_GIVEN DATA_:
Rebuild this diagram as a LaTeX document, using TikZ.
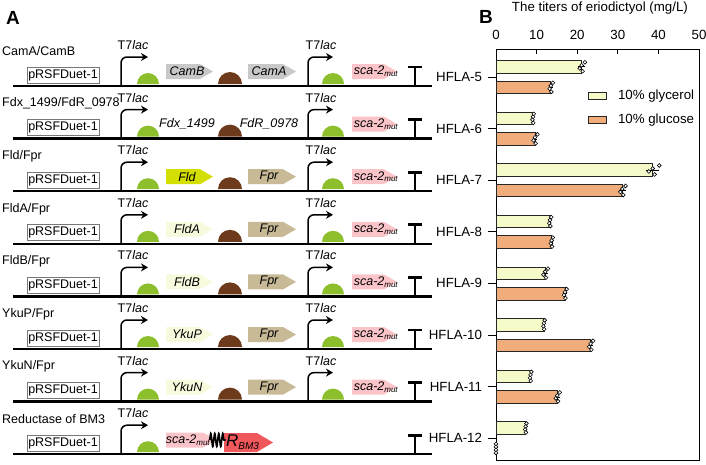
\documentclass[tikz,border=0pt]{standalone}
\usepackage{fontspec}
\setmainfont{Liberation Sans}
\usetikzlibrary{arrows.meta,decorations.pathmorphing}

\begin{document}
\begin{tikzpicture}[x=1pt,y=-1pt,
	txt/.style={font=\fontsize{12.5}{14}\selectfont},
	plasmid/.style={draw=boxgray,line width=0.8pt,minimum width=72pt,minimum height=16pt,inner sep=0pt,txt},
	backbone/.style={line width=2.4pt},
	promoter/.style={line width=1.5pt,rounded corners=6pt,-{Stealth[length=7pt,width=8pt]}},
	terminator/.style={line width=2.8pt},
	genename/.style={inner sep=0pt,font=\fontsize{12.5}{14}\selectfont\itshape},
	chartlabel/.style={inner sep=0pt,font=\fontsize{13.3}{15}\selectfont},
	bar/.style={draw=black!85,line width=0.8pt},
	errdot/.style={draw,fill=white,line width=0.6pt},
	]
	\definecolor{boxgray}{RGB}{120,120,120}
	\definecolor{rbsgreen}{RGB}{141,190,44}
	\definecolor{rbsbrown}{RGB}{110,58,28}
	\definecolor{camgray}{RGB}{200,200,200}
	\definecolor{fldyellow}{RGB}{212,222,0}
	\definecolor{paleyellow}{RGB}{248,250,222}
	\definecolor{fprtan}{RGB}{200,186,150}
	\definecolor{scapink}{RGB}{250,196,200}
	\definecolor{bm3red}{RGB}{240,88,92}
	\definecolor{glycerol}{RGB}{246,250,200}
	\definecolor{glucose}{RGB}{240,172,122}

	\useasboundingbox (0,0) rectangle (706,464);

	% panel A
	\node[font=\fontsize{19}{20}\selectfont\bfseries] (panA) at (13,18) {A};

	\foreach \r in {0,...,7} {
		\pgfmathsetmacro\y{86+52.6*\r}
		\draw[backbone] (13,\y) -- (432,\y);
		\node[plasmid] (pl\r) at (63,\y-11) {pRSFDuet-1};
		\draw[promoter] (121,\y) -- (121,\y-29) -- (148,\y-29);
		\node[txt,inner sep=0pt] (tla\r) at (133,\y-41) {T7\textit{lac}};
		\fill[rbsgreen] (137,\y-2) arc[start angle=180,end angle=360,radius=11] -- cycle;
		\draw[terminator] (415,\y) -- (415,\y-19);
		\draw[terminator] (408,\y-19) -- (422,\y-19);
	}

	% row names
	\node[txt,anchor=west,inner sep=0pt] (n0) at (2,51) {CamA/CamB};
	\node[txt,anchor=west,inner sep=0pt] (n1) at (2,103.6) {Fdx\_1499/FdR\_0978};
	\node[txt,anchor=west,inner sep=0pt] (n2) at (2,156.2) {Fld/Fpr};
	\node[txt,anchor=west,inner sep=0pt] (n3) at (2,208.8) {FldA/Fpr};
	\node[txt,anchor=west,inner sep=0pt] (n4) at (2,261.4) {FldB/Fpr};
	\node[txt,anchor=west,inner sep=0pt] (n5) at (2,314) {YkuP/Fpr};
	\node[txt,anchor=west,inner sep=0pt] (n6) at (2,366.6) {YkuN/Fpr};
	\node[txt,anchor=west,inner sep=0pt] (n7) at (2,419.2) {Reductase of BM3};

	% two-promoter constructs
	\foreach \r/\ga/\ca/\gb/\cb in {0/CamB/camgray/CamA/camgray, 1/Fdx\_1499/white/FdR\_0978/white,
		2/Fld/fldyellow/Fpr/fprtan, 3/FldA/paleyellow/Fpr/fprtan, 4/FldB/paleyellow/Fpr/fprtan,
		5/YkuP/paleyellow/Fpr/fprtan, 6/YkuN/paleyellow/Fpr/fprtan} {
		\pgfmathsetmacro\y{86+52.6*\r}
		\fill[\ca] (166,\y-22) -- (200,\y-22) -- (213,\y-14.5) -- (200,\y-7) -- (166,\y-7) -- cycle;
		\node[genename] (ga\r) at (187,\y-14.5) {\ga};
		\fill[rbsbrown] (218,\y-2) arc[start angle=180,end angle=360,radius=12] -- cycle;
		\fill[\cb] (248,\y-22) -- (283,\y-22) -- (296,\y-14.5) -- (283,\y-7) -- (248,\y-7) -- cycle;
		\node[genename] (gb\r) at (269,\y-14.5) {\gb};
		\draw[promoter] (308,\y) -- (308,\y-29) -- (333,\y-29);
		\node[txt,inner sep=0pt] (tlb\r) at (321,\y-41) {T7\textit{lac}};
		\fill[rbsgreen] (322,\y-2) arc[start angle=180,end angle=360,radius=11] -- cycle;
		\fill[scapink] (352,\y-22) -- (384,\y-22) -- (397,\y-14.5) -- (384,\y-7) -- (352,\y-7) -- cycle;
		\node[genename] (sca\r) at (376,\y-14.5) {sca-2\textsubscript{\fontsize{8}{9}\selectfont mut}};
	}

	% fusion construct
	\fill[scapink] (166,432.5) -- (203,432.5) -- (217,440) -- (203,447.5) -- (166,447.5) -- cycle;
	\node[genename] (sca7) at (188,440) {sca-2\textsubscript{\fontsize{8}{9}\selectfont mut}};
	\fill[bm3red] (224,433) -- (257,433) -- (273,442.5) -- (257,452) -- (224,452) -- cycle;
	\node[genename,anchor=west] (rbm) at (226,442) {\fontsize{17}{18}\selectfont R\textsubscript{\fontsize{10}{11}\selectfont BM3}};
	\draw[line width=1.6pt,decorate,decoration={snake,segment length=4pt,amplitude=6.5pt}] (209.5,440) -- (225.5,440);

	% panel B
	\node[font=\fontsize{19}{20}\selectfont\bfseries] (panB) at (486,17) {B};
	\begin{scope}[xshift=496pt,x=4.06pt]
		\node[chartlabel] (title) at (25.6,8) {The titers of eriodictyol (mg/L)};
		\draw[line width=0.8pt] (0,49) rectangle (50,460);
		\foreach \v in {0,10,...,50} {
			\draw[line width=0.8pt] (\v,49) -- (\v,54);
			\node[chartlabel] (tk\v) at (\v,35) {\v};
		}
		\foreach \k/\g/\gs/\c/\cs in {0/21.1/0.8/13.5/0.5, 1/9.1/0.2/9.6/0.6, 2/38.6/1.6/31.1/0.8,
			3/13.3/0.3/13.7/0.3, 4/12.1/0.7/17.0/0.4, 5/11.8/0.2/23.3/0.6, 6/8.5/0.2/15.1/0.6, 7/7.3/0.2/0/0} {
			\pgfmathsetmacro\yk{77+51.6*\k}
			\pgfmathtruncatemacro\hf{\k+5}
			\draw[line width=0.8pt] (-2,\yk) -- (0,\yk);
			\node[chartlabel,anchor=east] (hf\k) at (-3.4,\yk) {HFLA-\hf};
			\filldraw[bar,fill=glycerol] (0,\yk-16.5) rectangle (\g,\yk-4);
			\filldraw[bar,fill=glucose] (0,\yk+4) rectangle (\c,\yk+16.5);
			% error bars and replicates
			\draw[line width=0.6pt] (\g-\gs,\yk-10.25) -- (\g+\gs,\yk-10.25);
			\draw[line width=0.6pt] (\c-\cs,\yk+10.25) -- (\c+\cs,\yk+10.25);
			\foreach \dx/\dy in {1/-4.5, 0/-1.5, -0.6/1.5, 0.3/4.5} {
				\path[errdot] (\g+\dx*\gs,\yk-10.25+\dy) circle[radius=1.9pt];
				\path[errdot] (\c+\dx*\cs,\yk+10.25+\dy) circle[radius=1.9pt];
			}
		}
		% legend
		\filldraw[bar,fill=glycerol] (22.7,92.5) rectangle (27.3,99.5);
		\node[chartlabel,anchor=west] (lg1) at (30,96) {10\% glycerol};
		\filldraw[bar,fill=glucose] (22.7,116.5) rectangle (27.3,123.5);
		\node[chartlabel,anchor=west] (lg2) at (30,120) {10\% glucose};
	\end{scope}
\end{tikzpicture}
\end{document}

_TASK TO CARRY OUT_: Write out an exact copy of the listing, first line through the line containing "(0,0) rectangle (706,464);", with the pictures left out.

_WRITTEN SOLUTION_:
Rebuild this diagram as a LaTeX document, using TikZ.
\documentclass[tikz,border=0pt]{standalone}
\usepackage{fontspec}
\setmainfont{Liberation Sans}
\usetikzlibrary{arrows.meta,decorations.pathmorphing}

\begin{document}
\begin{tikzpicture}[x=1pt,y=-1pt,
	txt/.style={font=\fontsize{12.5}{14}\selectfont},
	plasmid/.style={draw=boxgray,line width=0.8pt,minimum width=72pt,minimum height=16pt,inner sep=0pt,txt},
	backbone/.style={line width=2.4pt},
	promoter/.style={line width=1.5pt,rounded corners=6pt,-{Stealth[length=7pt,width=8pt]}},
	terminator/.style={line width=2.8pt},
	genename/.style={inner sep=0pt,font=\fontsize{12.5}{14}\selectfont\itshape},
	chartlabel/.style={inner sep=0pt,font=\fontsize{13.3}{15}\selectfont},
	bar/.style={draw=black!85,line width=0.8pt},
	errdot/.style={draw,fill=white,line width=0.6pt},
	]
	\definecolor{boxgray}{RGB}{120,120,120}
	\definecolor{rbsgreen}{RGB}{141,190,44}
	\definecolor{rbsbrown}{RGB}{110,58,28}
	\definecolor{camgray}{RGB}{200,200,200}
	\definecolor{fldyellow}{RGB}{212,222,0}
	\definecolor{paleyellow}{RGB}{248,250,222}
	\definecolor{fprtan}{RGB}{200,186,150}
	\definecolor{scapink}{RGB}{250,196,200}
	\definecolor{bm3red}{RGB}{240,88,92}
	\definecolor{glycerol}{RGB}{246,250,200}
	\definecolor{glucose}{RGB}{240,172,122}

	\useasboundingbox (0,0) rectangle (706,464);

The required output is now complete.